I love it when I read a book that is engaging and thought provoking and that I can share with my kids. This is not that book. Reading Struck by Lightening was like watching The Breakfast Club, Ferris Beuller’s Day Off, and a host of other 80’s movies rolled into one. -but not in a good way but in a “this has been done over and over kind of way.”
Carson who is both the protagonist(sort of) and antagonist in this novel is a smart kid. And like all smart kids in teenage angst novels, he is a misfit. His parents are a nightmare. And everyone in his small town is an idiot. What an original concept! When Carson realizes he needs to create a literary magazine to secure his chances of getting into Northwestern he decides to blackmail all of his classmates into contributing to his publication. Luckily, this is not hard to do because all the cool kids at his school (coincidently the ones who have been torturing him since grade school) have dirty little secrets.
The head cheerleader is sleeping with the football coach. The son of the town’s richest, most respected citizen is having a homosexual affair with his best buddy. The yearbook editor likes to send pornographic photos of herself to strangers over the Internet. The sexy foreign exchange student is really from San Diego. And the goth girl’s baptist parents don’t know that she worships Satan. Blackmailing these kids is like shooting fish in a barrel.

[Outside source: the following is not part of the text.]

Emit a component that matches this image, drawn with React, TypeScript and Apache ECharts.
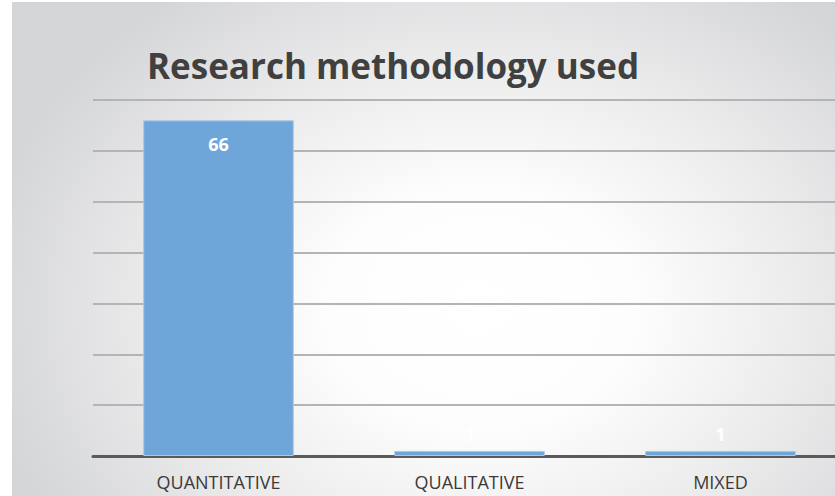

Predictably, as each of these pathetic individuals turns in a submission, Carson comes to realize that everyone has problems. They don’t all have perfect lives or hearts of stone as he had assumed. (Think less likable version of the football player and the prom queen in The Breakfast Club.) He actually does feel some sympathy for his victims – not enough to call off his plans but enough to make him not a complete sociopath.
What is not predictable about this book is the ending. I fully expected Carson to form some sort of bond with his peers, or maybe even end up kissing a former enemy – you know, like Emillio Estevez and Ally Sheedy just before Tears for Fears starts to sing. Instead, Carson doesn’t seem to give his new revelation a whole lot of thought. After all, he’s trying to get into Northwestern. Who has time for a conscience?
We do see some change in Carson when he finds out his drunk, depressed mother has thrown away his acceptance letter, and he’ll have to stay in his hometown and go to community college with all the other losers. At first he is devastated that all of his hard, dirty work was for nothing, but eventually decides that he will rise above his circumstances and make the best of things. He’s not going to let these idiots get the better of him. Just when we see a glimmer of hope for our young, errrr ummm, hero, he gets struck by lightening as he’s leaving the high school and dies. I’m serious. That’s how it ends. I think Colfer was trying to be funny and ironic. Or maybe he just ran out of snarky things for his main character to say. Either way, I was both annoyed and relieved.
All and all I thought Struck by Lightening was a horrible book. But I’m not gonna lie. I laughed out loud more than once. Colfer did manage a few observations about teenage life that were spot on, and the homecoming float scene in which Phillip and his sidekick dress up as a notebook and pencil is particularly hilarious. I thought it was funny, but my kids will not be reading it.
YES! All the really bad ones.
Yep. What’s a good blackmail plan without the sex to back it up.
None. These people are entirely Godless.
“Can I please just say that it has been scientifically proven that teenagers learn and test better when they go to school later in the day? Which I suppose would be taken into consideration if school wasn’t really just a government-funded day care meant to keep kids occupied. (I don’t know about you, but I’m most prone to committing crimes between the hours of 6:00 am and 3:00 pm). Thumbs up!”
“She struggles with concentration, metabolism, and plagiarism…but who’s perfect.?”
“What grinds me the most is that we are sending kids out into the world who don’t know how to balance a checkbook, don’t know how to apply for a loan, don’t even know how to properly fill out a job application, but because they know the quadratic formula we consider them prepared for the world.”
“I wonder how much I could get done if I wasn’t in the way.”